Here is a theoretician who first proved that the Universe starts
with a singularity -- an event in space and time where all the laws
of physics break down -- and then, with collaborator James Hartle,
developed his "no boundary" proposal, which suggests that time
didn't exist before the Big Bang and, therefore, the Universe
doesn't have a beginning. ("It makes no sense to talk of a time
before the Universe began. It would be like asking for a point
south of the South Pole.")

He was also one of the first physicists to put forward a set of
laws for the dynamics of black holes, including one that stated
that black holes can never get smaller, but later discovered that
they can indeed get smaller -- in fact, they could evaporate
through radiation (known today as Hawking radiation). That result
was very contentious, generating a debate that lasted decades, as
evidenced by the title of a book published by the
physicist Leonard Susskind, The Black Hole War: My Battle With
Stephen Hawking to Make the World Safe for Quantum
Mechanics






Hawking and the other members of University College Boat Club, for whom he coxed.

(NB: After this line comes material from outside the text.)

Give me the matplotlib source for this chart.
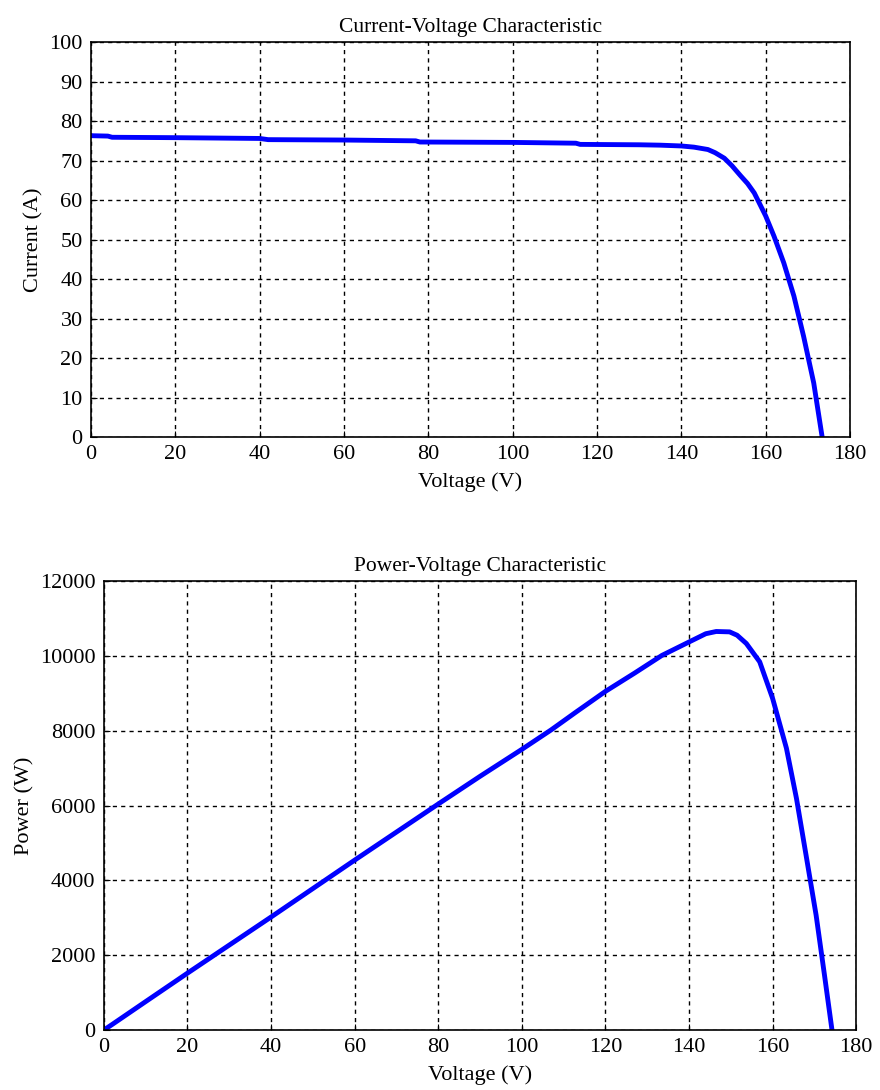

WIRED met Stephen Hawking the day after his lecture; his nurse,
Patricia Dowdy, held his hand, to enable a light handshake, while
Jeanna York, his personal assistant, made the introductions. His
team has developed an idiosyncratic way of communicating with him,
asking mostly questions that require only a yes or no answer and
closely watching his facial expressions to interpret his thoughts
and feelings. Hawking travelled to Tenerife by boat (his doctor
forbade him from flying because of his health), a journey
that took six days. 

He was in good spirits, frequently flashing a smile that defies
the stillness of his body. Exhaustion is probably the condition he
is most familiar with, but that has never stopped him from
extensive travelling, both physically and mentally. And that is
what perhaps defines him the most: his unbreakable persistence. "I
am just a child who has never grown up," he writes in his
autobiography, My Brief History. "I keep asking 'how' and
'why' questions. Occasionally, I find answers."